- Crown Royal Apple whiskey.
- Absolut Vodka and Bloody Mary mix.
- A Starbucks giftcard.
- An Olive Garden giftcard with toilet seat covers in a mug.
- A hard hat that holds two beers.
- A Zulu Mcedo – in english: a penis tip cover.
It was from Africa.
The White Elephants were good to Scott and me this 2014 Christmas season. I’m going to call that last one our African Elephant.
It’s a penis tip cover to prevent chaffing in African wear.
Sometimes the small packages are not gift cards. Sometimes the small packages are made for small packages. If you touch the small package and your friends fall over in hysterics while trying to sputter out, “it was from Africa…”
Drop it. Tell them you forgot the rules. Do not pick small packages from Africa.
I mean, Scott is white. But he’s not that white. This thing fits on my finger tip.
I could end this blog post right here. It would be known as the blog post that proves our friends’ check-on bags from South Africa trumps any Amazon white elephant purchase. No ebola here! Just a penis tip cover. Nothing for kids to see.

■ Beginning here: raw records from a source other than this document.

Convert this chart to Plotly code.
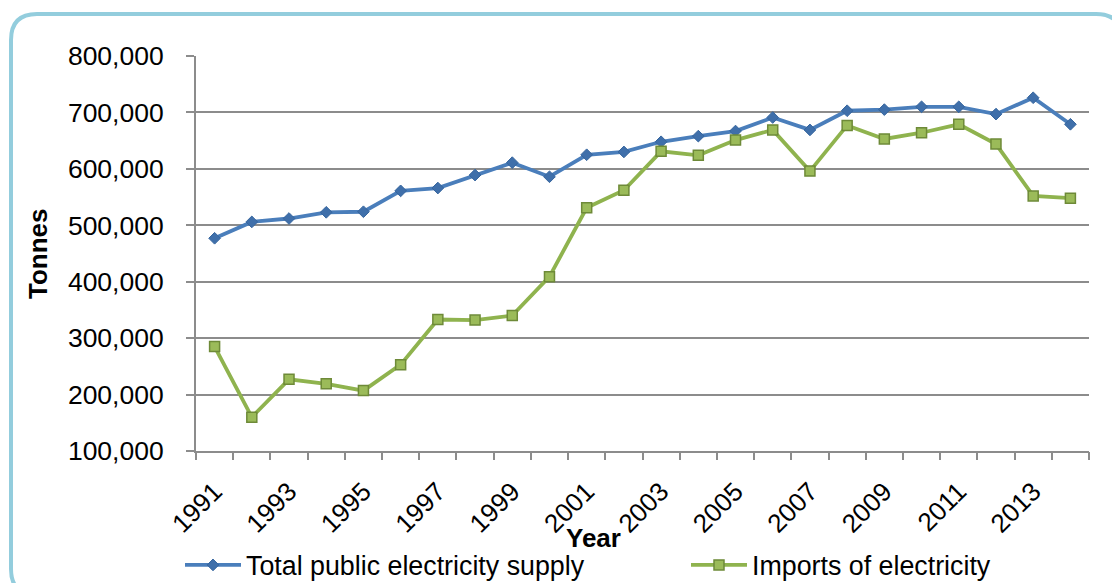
import plotly.graph_objects as go

years = list(range(1991, 2015))
total_supply = [477000, 506000, 512000, 523000, 524000, 561000, 566000, 589000, 611000, 586000,
                625000, 630000, 648000, 658000, 667000, 691000, 669000, 703000, 705000, 710000,
                710000, 697000, 726000, 679000]
imports = [285000, 160000, 227000, 219000, 207000, 253000, 333000, 332000, 340000, 409000,
           531000, 562000, 631000, 624000, 651000, 669000, 596000, 677000, 653000, 664000,
           679000, 644000, 552000, 548000]
label_years = years[::2]
y_ticks = [100000, 200000, 300000, 400000, 500000, 600000, 700000, 800000]

W, H = 1112, 583
L, R, T, B = 196, 23, 56, 132
PW, PH = W - L - R, H - T - B
FONT = "Arial, Liberation Sans, sans-serif"

def fx(px):
    return (px - L) / PW

def fy(py):
    return (H - B - py) / PH

fig = go.Figure()
fig.add_trace(go.Scatter(
    x=years, y=total_supply, name="Total public electricity supply",
    mode="lines+markers",
    line=dict(color="#4A7EBB", width=3.8),
    marker=dict(symbol="diamond", size=9, color="#3F6FAA", line=dict(color="#35659E", width=1)),
    xaxis="x", yaxis="y",
))
fig.add_trace(go.Scatter(
    x=years, y=imports, name="Imports of electricity",
    mode="lines+markers",
    line=dict(color="#8FB34E", width=3.8),
    marker=dict(symbol="square", size=10, color="#9BBB59", line=dict(color="#6E8A38", width=1.5)),
    xaxis="x", yaxis="y",
))

# rounded border
l_, t_, r_, b_, rad = 11, 14, 1122, 595, 26
path = (f"M {fx(l_ + rad)},{fy(t_)} L {fx(r_ - rad)},{fy(t_)} "
        f"Q {fx(r_)},{fy(t_)} {fx(r_)},{fy(t_ + rad)} "
        f"L {fx(r_)},{fy(b_ - rad)} Q {fx(r_)},{fy(b_)} {fx(r_ - rad)},{fy(b_)} "
        f"L {fx(l_ + rad)},{fy(b_)} Q {fx(l_)},{fy(b_)} {fx(l_)},{fy(b_ - rad)} "
        f"L {fx(l_)},{fy(t_ + rad)} Q {fx(l_)},{fy(t_)} {fx(l_ + rad)},{fy(t_)} Z")

fig.update_layout(
    width=W, height=H,
    margin=dict(l=L, r=R, t=T, b=B, autoexpand=False),
    paper_bgcolor="white", plot_bgcolor="white",
    font=dict(family=FONT, size=26, color="black"),
    shapes=[dict(type="path", path=path, xref="paper", yref="paper",
                 line=dict(color="#93CDDD", width=4), layer="below")],
    xaxis=dict(
        range=[1990.5, 2014.5], tickmode="array", tickvals=label_years,
        ticktext=[str(y) for y in label_years], tickangle=-45, automargin=False,
        showgrid=False, zeroline=False, showline=True, linecolor="#8C8C8C", linewidth=2,
        ticks="", tickfont=dict(size=26), ticklabelstandoff=13,
    ),
    xaxis2=dict(
        range=[1990.5, 2014.5], overlaying="x", tickmode="array", automargin=False,
        tickvals=[y - 0.5 for y in years] + [2014.5], showticklabels=False,
        ticks="outside", ticklen=8, tickwidth=2, tickcolor="#8C8C8C",
        showgrid=False, zeroline=False, showline=False, side="bottom", anchor="y",
    ),
    yaxis=dict(
        range=[100000, 800000], tickmode="array", tickvals=y_ticks, automargin=False,
        ticktext=[f"{v:,}" for v in y_ticks],
        showgrid=True, gridcolor="#8C8C8C", gridwidth=2,
        zeroline=False, showline=True, linecolor="#8C8C8C", linewidth=2,
        ticks="outside", ticklen=8, tickwidth=2, tickcolor="#8C8C8C",
        ticklabelstandoff=17, tickfont=dict(size=26.5),
    ),
    legend=dict(
        orientation="h", x=fx(180), xanchor="left", y=fy(565), yanchor="middle",
        font=dict(size=26.8), entrywidth=435, entrywidthmode="pixels",
        bgcolor="rgba(0,0,0,0)", itemwidth=56,
    ),
    annotations=[
        dict(text="<b>Year</b>", x=fx(593), y=fy(538), xref="paper", yref="paper",
             showarrow=False, font=dict(size=26), xanchor="center", yanchor="middle"),
        dict(text="<b>Tonnes</b>", x=fx(38), y=fy(254), xref="paper", yref="paper",
             showarrow=False, font=dict(size=26), textangle=-90, xanchor="center", yanchor="middle"),
    ],
    showlegend=True,
)
fig.add_trace(go.Scatter(x=[1991], y=[None], xaxis="x2", yaxis="y", showlegend=False, hoverinfo="skip"))

fig.write_html("out.html", config={"displayModeBar": False},
               post_script="document.body.style.margin='0';document.body.style.overflow='hidden';")
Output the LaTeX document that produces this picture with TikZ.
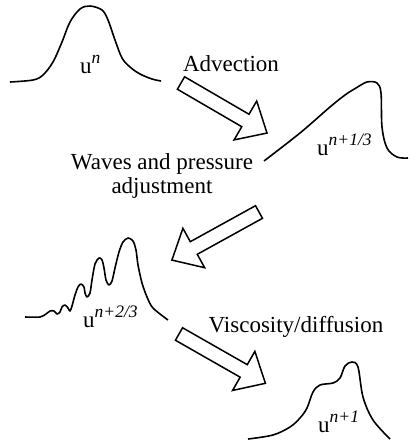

Oh, the kids saw. Scott left this thing on the kitchen table for the kids’ viewing pleasure as they crunched on their Cinnamon Toast Crunch.
Emma: Mommy, what’s this?
I spilled coffee on my shirt.
Me: Nothing. Your dad’s gift from last night.
Emma: What is it?
Me: I don’t even really know.
Emma: Maybe it’s a hat.
Kate: Let me see it.
Why isn’t my life filmed.
Me: Let me have it. I think it was a joke.
Kate: I think it goes on my nose.
Me: Hey, let’s not do that. Pretty sure all our neighbor friends had their hands all over that thing last night. Maybe their tongues. I don’t know what really went on.
Kate: It kinda stinks.
Me: I’ll take it. Thank you. It was from Africa. Sit here and eat. I’m going to take this back to daddy.
Me: SCOTT. You left this thing out! The kids are playing with it!
Scott: What did they say about the picture?
Me: Huh? Nothing. It’s just another naked female body to them. They see me naked all the time. It’s the penis tip cover! Scott, get it out of here!
Scott: Really? They didn’t say anything about the picture?
Me: No. They glanced at the picture. It’s really not any different than how you and I dress around the house. They want to know what this PENIS TIP COVER IS!! Should we throw it away?
Scott: No way! It’s my new poker chip piece. I’ll hide it.
It was from Africa.
Did you go to any White Elephant gift exchanges? What did you get? Did you get anything from Africa? Do you think the Zulu Mcedo will expand in water? It’s made out of banana leaves. Maybe we’re doing something wrong.